The U.N. confirmed this information and still blamed Israel for civilian deaths in Gaza. The organization ignored the fact that the IDF took several measures to warn civilians if it planned to carry out operations where they were, such as dropping leaflets, making phone calls, and sending messages over television and radio, in which the Israelis detailed how to evacuate the area safely on a secure route.

Hamas, however, told civilians to stay where they were, using human shields just as the Islamic State did in Iraq. The group's actions were part of an effort to try to force Israeli soldiers to kill Palestinian civilians and damage U.N. facilities in order to reach the weapons.

Hamas knows it cannot defeat Israel militarily, so it uses an asymmetric strategy: make Israel look belligerent on the international stage to undermine the Jewish state politically and diplomatically. This PR effort provides fodder to the Boycott, Divestment, Sanctions movement and other anti-Israel initiatives, which strive to weaken, and often ultimately destroy, the Jewish state—primarily though de-legitimization.

Unfortunately, Hamas knows the U.N. will oblige, introducing repeated resolutions that condemn Israeli "aggression," while treating the Jewish state's would-be destroyers as victims.

But Hamas, as they say, is just the JV team. Hezbollah—the Iranian-backed terrorist organization based in Lebanon, with a similar mission to that of Hamas—is a much greater threat to Israel, possessing 100,000 to 150,000 rockets pointed at the Jewish state. A third Lebanon War between Israel and Hezbollah is simmering and could explode in the foreseeable future, given current trends in the Middle East. Such a conflict would be devastatingly destructive.

Hezbollah, like Hamas, knows it cannot defeat Israel on the battlefield, so it similarly embeds its forces and weapons throughout civilian areas to force the IDF to kill innocents. Hezbollah used human shields during its 2006 war with Israel and, according to reports, plans to do so in a future fight. The Iranian proxy also "appears to be using environmental NGOs as a cover to create lookout posts and infrastructure that could be used to target Israeli forces," the Foundation for Defense of Democracies' Tyler Stapleton wrote last year.

Israel is a small country with few vital areas that an enemy needs to target.
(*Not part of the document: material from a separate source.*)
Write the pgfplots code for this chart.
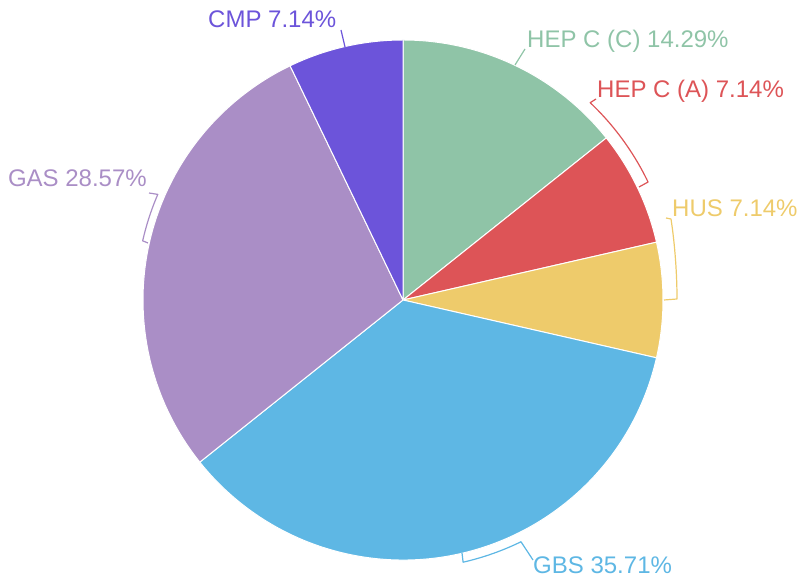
\documentclass[border=0pt]{standalone}
\usepackage{pgfplots}
\pgfplotsset{compat=1.18}
\usepackage{fontspec}
\setmainfont{Liberation Sans}
\definecolor{cA}{HTML}{8FC4A7}
\definecolor{cB}{HTML}{DD5457}
\definecolor{cC}{HTML}{EECB6B}
\definecolor{cD}{HTML}{5EB7E4}
\definecolor{cE}{HTML}{AA8EC6}
\definecolor{cF}{HTML}{6C54DA}
% percentages: HEP C (C) 14.29, HEP C (A) 7.14, HUS 7.14, GBS 35.71, GAS 28.57, CMP 7.14
\newcommand\slice[3]{%
  \fill[#3, draw=white, line width=1pt, line join=round]
    (axis cs:403,278) -- ++({90-3.6*(#1)}:260)
    arc[start angle={90-3.6*(#1)}, end angle={90-3.6*(#2)}, radius=260] -- cycle;}
\begin{document}
\begin{tikzpicture}
\begin{axis}[x=1pt, y=1pt, xmin=0, xmax=799, ymin=0, ymax=578,
  hide axis, scale only axis, clip=false]
\path (axis cs:0,0) rectangle (axis cs:799,578);
\slice{0}{14.29}{cA}
\slice{14.29}{21.43}{cB}
\slice{21.43}{28.57}{cC}
\slice{28.57}{64.28}{cD}
\slice{64.28}{92.85}{cE}
\slice{92.85}{100}{cF}
% leader lines
\draw[cA, line width=1.2pt] (axis cs:515,513) -- (axis cs:525,529);
\draw[cB, line width=1.2pt, line join=round] (axis cs:596,479) -- (axis cs:590.2,475.3)
  arc[start angle=46.5, end angle=25.7, radius=272] -- (axis cs:639,391);
\draw[cC, line width=1.2pt, line join=round] (axis cs:666,360) -- (axis cs:671,359)
  .. controls (axis cs:675,333) and (axis cs:677,303) .. (axis cs:677,279) -- (axis cs:664,278);
\draw[cE, line width=1.2pt, line join=round] (axis cs:149,385) -- (axis cs:157.8,383.6)
  arc[start angle=156.7, end angle=167.2, radius=267] -- (axis cs:148,335);
\draw[cD, line width=1.2pt, line join=round] (axis cs:462,25) -- (axis cs:463.1,15.8)
  arc[start angle=-77.1, end angle=-64, radius=269] -- (axis cs:533,18);
\draw[cF, line width=1.2pt] (axis cs:345,531) -- (axis cs:341,548);
% labels
\begin{scope}[every node/.style={inner sep=0pt, font=\fontsize{24}{28}\selectfont}]
\node[cA, anchor=base west] at (axis cs:527,530) {HEP C (C) 14.29\%};
\node[cB, anchor=base west] at (axis cs:597,480) {HEP C (A) 7.14\%};
\node[cC, anchor=base west] at (axis cs:672,361) {HUS 7.14\%};
\node[cE, anchor=base east] at (axis cs:147,391) {GAS 28.57\%};
\node[cF, anchor=base west] at (axis cs:208,550) {CMP 7.14\%};
\node[cD, anchor=base west] at (axis cs:533,4) {GBS 35.71\%};
\end{scope}
\end{axis}
\end{tikzpicture}
\end{document}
If Hezbollah and Iran do trigger war, Jerusalem will have little choice but to immediately launch a major attack on Hezbollah inside Lebanon. Israel will do what it can to avoid civilian causalities, but Hezbollah will do what it can to put Lebanese innocents in harm's way, only then to use the media to portray Israel as the murderous party.

Given its history, the U.N. will condemn Israel disproportionally for its actions in a third Lebanon war, regardless of the facts. As a matter of deterrence and smart public relations, Israel and other Western countries must "preempt" Hezbollah's smear campaign by explaining to the world what the group does to endanger civilians, how Israel will need to use decisive force if conflict begins, and how disastrous such a war would be for Hezbollah. These points must also be made at the U.N., which has been more helpful to Hamas and Hezbollah's strategy than any gun or bomb.